- What to do -
Below are the entries; count the lines in them that contain the word "script" and give only the number.

==== Records

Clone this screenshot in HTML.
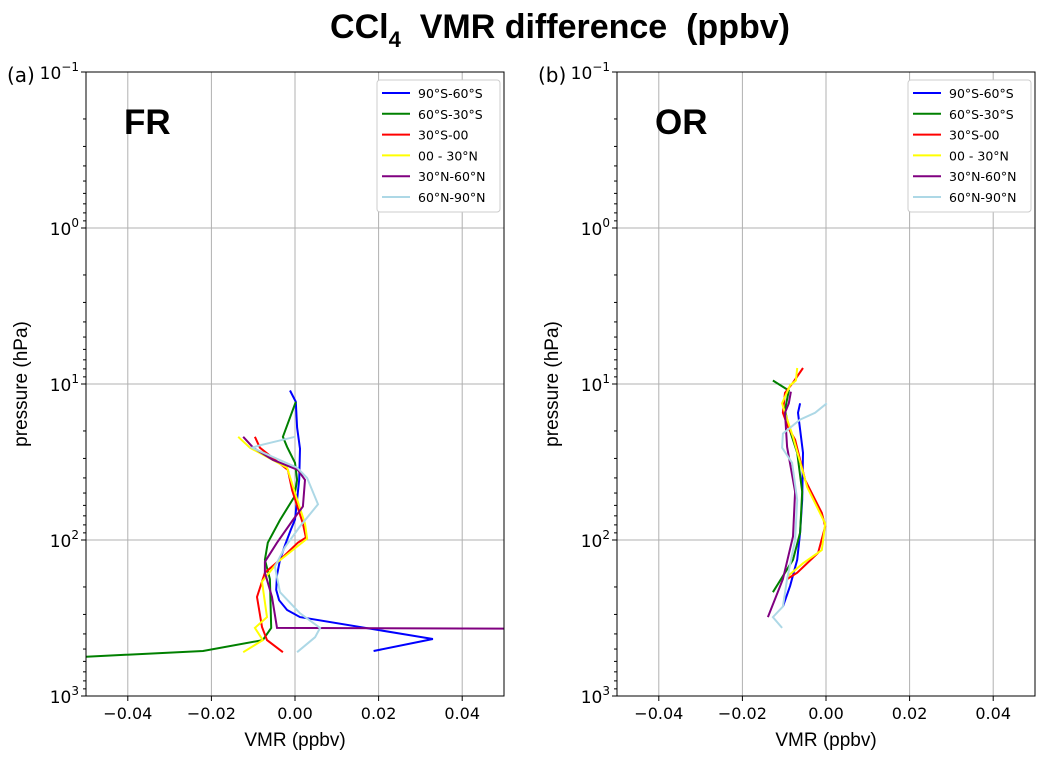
<!DOCTYPE html>
<html><head><meta charset="utf-8"><style>
body{margin:0;background:#fff;width:1046px;height:758px;overflow:hidden}
svg text{font-family:"DejaVu Sans","Liberation Sans",sans-serif}
</style></head><body>
<svg id="chart" width="1046" height="758" xmlns="http://www.w3.org/2000/svg"></svg>
<script>
const seriesNames=["90°S-60°S","60°S-30°S","30°S-00","00 - 30°N","30°N-60°N","60°N-90°N"];
const seriesColors=["#0000ff","#008000","#ff0000","#ffff00","#800080","#add8e6"];
const xTicks=[-0.04,-0.02,0,0.02,0.04];
const xTickLabels=["−0.04","−0.02","0.00","0.02","0.04"];
const yTickExp=[-1,0,1,2,3];
// FR panel: pressure (hPa) and VMR difference (ppbv)
const frP=[
[11,13,19,26,41,55,74,86,108,134,168,209,243,281,312,431,515],
[13,21.8,25.3,32,41.2,53,74.4,104,134,178,366,438,515,560],
[21.8,25.6,35.6,47.9,78.5,96.5,104,134,162,232,361,438,524],
[21.8,25.6,34.4,50,78.5,98,138,185,312,366,438,524],
[21.8,25.6,30.6,35.6,41.2,61,74.4,104,138,162,232,366,370],
[21.8,24.7,25.6,34.4,40,59,81.8,111,148,216,295,366,420,524]];
const frV=[
[-0.0012,0.0002,0.0005,0.0012,0.001,0.0005,0,-0.001,-0.0024,-0.0036,-0.0043,-0.0045,-0.0038,-0.0019,0.0012,0.033,0.0188],
[0.0002,-0.0029,-0.0019,0,0.0005,-0.0002,-0.0036,-0.0065,-0.0072,-0.006,-0.0057,-0.0077,-0.022,-0.05],
[-0.0096,-0.0084,-0.0017,-0.0007,0.0019,0.0026,0.0007,-0.0036,-0.0072,-0.0091,-0.0079,-0.0067,-0.0029],
[-0.0136,-0.0108,-0.0019,0,0.0024,0.0029,-0.0041,-0.0079,-0.0067,-0.0096,-0.0077,-0.0124],
[-0.0124,-0.01,-0.0053,0.0007,0.0024,0.0019,-0.0005,-0.0043,-0.0072,-0.0072,-0.0055,-0.0043,0.05],
[0,-0.0084,-0.0103,0.0005,0.0029,0.0055,0.0012,-0.0024,-0.0048,-0.0036,0.0012,0.006,0.0048,0.0005]];
// OR panel
const orP=[
[13.3,15.3,27.6,55.4,89.7,134,197,267],
[9.5,11,14.7,18.9,27.6,49,89.7,134,216],
[7.9,9.8,11.4,15.3,18.9,22.8,41.2,67,81.8,121,162,178],
[7.9,9.5,10.2,13.3,15.3,21.8,45.9,78.5,116,141,170],
[11.2,13.3,15.3,25.3,49,95,178,312],
[13.3,15.3,16.9,20.8,25.6,32,55.4,100,178,267,312,366]];
const orV=[
[-0.0062,-0.0067,-0.0055,-0.0057,-0.0062,-0.0069,-0.0086,-0.0103],
[-0.0127,-0.0089,-0.0098,-0.0089,-0.0069,-0.0057,-0.0062,-0.0079,-0.0127],
[-0.0055,-0.0079,-0.0098,-0.0103,-0.0091,-0.0074,-0.005,-0.001,-0.0002,-0.0019,-0.0069,-0.0093],
[-0.0069,-0.0072,-0.0086,-0.0105,-0.0098,-0.0079,-0.0045,-0.0002,-0.001,-0.0055,-0.0091],
[-0.0084,-0.0089,-0.0098,-0.0093,-0.0074,-0.0079,-0.0103,-0.0139],
[0.0002,-0.0026,-0.0062,-0.0103,-0.0105,-0.0081,-0.0069,-0.0074,-0.0093,-0.0103,-0.0127,-0.0105]];

const NS="http://www.w3.org/2000/svg";
const svg=document.getElementById('chart');
function mk(tag,attrs,parent,txt){const e=document.createElementNS(NS,tag);for(const k in attrs)e.setAttribute(k,attrs[k]);if(txt!==undefined)e.textContent=txt;(parent||svg).appendChild(e);return e;}

const title=mk('text',{x:560,y:38,'text-anchor':'middle','font-size':34,'font-weight':'bold',style:'font-family:"Liberation Sans",sans-serif'});


title.innerHTML='CCl<tspan font-size="22" dy="9">4</tspan><tspan dy="-9" xml:space="preserve">  VMR difference  (ppbv)</tspan>';

const T=72,B=696;
function drawPanel(L,R,tag,label,P,V){
  const g=mk('g',{});
  
  
  const xs=v=>L+(v+0.05)/0.1*(R-L);
  const ys=p=>T+(Math.log10(p)+1)/4*(B-T);
  const clip=mk('clipPath',{id:'clip'+label},g);
  mk('rect',{x:L,y:T,width:R-L,height:B-T},clip);
  xTicks.forEach((t,i)=>{
    const x=xs(t);
    const gl=mk('line',{x1:x,x2:x,y1:T,y2:B,stroke:'#b0b0b0','stroke-width':1},g);
    
    
    mk('line',{x1:x,x2:x,y1:B,y2:B+5,stroke:'#000'},g);
    const tl=mk('text',{x:x,y:B+23,'text-anchor':'middle','font-size':16},g,xTickLabels[i]);
    
    
  });
  yTickExp.forEach(e=>{
    const y=ys(Math.pow(10,e));
    const gl=mk('line',{x1:L,x2:R,y1:y,y2:y,stroke:'#b0b0b0','stroke-width':1},g);
    
    
    mk('line',{x1:L-5,x2:L,y1:y,y2:y,stroke:'#000'},g);
    const tl=mk('text',{x:L-7,y:y+7,'text-anchor':'end','font-size':17},g);
    tl.innerHTML='10<tspan font-size="12" dy="-8">'+(e<0?'−'+(-e):e)+'</tspan>';
    
    
    for(let k=2;k<10&&e<3;k++){const ym=ys(k*Math.pow(10,e));mk('line',{x1:L-3,x2:L,y1:ym,y2:ym,stroke:'#000'},g);}
  });
  P.forEach((ps,i)=>{
    const d=ps.map((p,j)=>(j?'L':'M')+xs(V[i][j]).toFixed(1)+','+ys(p).toFixed(1)).join(' ');
    const pl=mk('path',{d:d,fill:'none',stroke:seriesColors[i],'stroke-width':2,'clip-path':'url(#clip'+label+')'},g);
    
    
  });
  const fr=mk('rect',{x:L,y:T,width:R-L,height:B-T,fill:'none',stroke:'#000','stroke-width':1},g);
  
  
  const pt=mk('text',{x:L-79,y:T+10,'font-size':20},g,tag);
  
  
  const bl=mk('text',{x:L+38,y:T+62,'font-size':35,'font-weight':'bold',style:'font-family:"Liberation Sans",sans-serif'},g,label);
  
  
  const xl=mk('text',{x:(L+R)/2,y:B+50,'text-anchor':'middle','font-size':19,style:'font-family:"Liberation Sans",sans-serif'},g,'VMR (ppbv)');
  
  
  const yl=mk('text',{x:0,y:0,'text-anchor':'middle','font-size':19,style:'font-family:"Liberation Sans",sans-serif',transform:'translate('+(L-59)+','+((T+B)/2)+') rotate(-90)'},g,'pressure (hPa)');
  
  
  const lg=mk('g',{},g);
  
  
  const lx=R-127;
  mk('rect',{x:lx,y:T+8,width:123,height:132,fill:'#fff',stroke:'#ccc',rx:3},lg);
  seriesNames.forEach((n,i)=>{
    const y=T+21+i*20.8;
    const e=mk('g',{},lg);
    
    
    mk('line',{x1:lx+5,x2:lx+33,y1:y,y2:y,stroke:seriesColors[i],'stroke-width':2},e);
    mk('text',{x:lx+41,y:y+5,'font-size':12.5},e,n);
  });
}
drawPanel(86,504,'(a)','FR',frP,frV);
drawPanel(617,1035,'(b)','OR',orP,orV);
</script>
</body></html>
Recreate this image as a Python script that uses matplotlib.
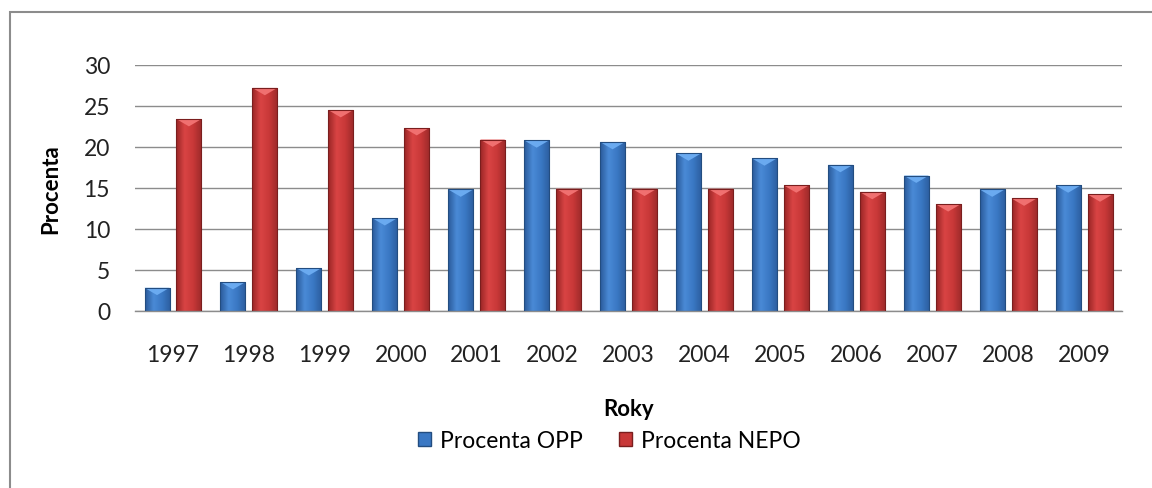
import matplotlib.pyplot as plt
import numpy as np
from matplotlib.patches import Patch, Rectangle
from matplotlib.colors import LinearSegmentedColormap

roky = ['1997', '1998', '1999', '2000', '2001', '2002', '2003',
        '2004', '2005', '2006', '2007', '2008', '2009']
procenta_opp = [2.8, 3.5, 5.2, 11.3, 14.8, 20.8, 20.6, 19.2, 18.6, 17.8, 16.5, 14.8, 15.3]
procenta_nepo = [23.4, 27.2, 24.5, 22.3, 20.9, 14.9, 14.9, 14.9, 15.3, 14.5, 13.0, 13.7, 14.2]

plt.rcParams['font.family'] = ['Lato', 'DejaVu Sans']

fig = plt.figure(figsize=(11.52, 4.89), dpi=100)
ax = fig.add_axes([0.1172, 0.3626, 0.8568, 0.5025])

# okraj kolem grafu (pravy a dolni okraj je mimo obrazek)
fig.patches.append(Rectangle((10 / 1152, -0.1), 1.2, 1 - 13 / 489 + 0.1,
                             transform=fig.transFigure, fill=False,
                             edgecolor='#8c8c8c', linewidth=1.5))

x = np.arange(len(roky))
w = 0.33
off = 0.21

cm_blue = LinearSegmentedColormap.from_list('b', ['#2a5a9a', '#4a8ad6', '#3a78c4', '#2c5e9e'])
cm_red = LinearSegmentedColormap.from_list('r', ['#992626', '#d94444', '#c83838', '#9c2a2a'])

grad = np.linspace(0, 1, 64).reshape(1, -1)

def gradient_bars(xs, vals, cmap, edge, top):
    bars = ax.bar(xs, vals, width=w, color='none', edgecolor=edge, linewidth=0.8, zorder=3)
    for b in bars:
        x0, y0 = b.get_x(), b.get_y()
        bw, bh = b.get_width(), b.get_height()
        im = ax.imshow(grad, cmap=cmap, aspect='auto', extent=[x0, x0 + bw, y0, y0 + bh],
                       zorder=2, interpolation='bicubic')
        im.set_clip_path(b)
        # horni zkoseni
        ax.fill([x0, x0 + bw, x0 + bw * 0.5], [y0 + bh, y0 + bh, y0 + bh - 0.9],
                color=top, zorder=2.5, linewidth=0)
    return bars

gradient_bars(x - off, procenta_opp, cm_blue, '#234d80', '#6aaaf0')
gradient_bars(x + off, procenta_nepo, cm_red, '#7a1e1e', '#f07070')

ax.set_xlim(-0.5, len(roky) - 0.5)
ax.set_ylim(0, 30)
ax.set_yticks(range(0, 31, 5))
ax.set_xticks(x)
ax.set_xticklabels(roky)
ax.tick_params(axis='both', length=0, labelsize=16.5, colors='#222222')
ax.tick_params(axis='x', pad=24)
ax.tick_params(axis='y', pad=18)
ax.yaxis.grid(True, color='#8c8c8c', linewidth=1.0, zorder=0)
ax.set_axisbelow(True)
for s in ['top', 'right', 'left']:
    ax.spines[s].set_visible(False)
ax.spines['bottom'].set_color('#8c8c8c')
ax.spines['bottom'].set_linewidth(1.0)

ax.set_ylabel('Procenta', fontsize=16, fontweight='bold', labelpad=16)
ax.set_xlabel('Roky', fontsize=16, fontweight='bold', labelpad=24)

handles = [Patch(facecolor='#3a78c4', edgecolor='#234d80', label='Procenta OPP'),
           Patch(facecolor='#c83838', edgecolor='#7a1e1e', label='Procenta NEPO')]
fig.legend(handles=handles, loc='center', bbox_to_anchor=(0.529, 1 - 442 / 489), ncol=2,
           frameon=False, fontsize=16.5, handlelength=0.55, handleheight=0.55,
           handletextpad=0.4, columnspacing=1.6)

fig.savefig('out.png', dpi=100)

========

- Task output -
3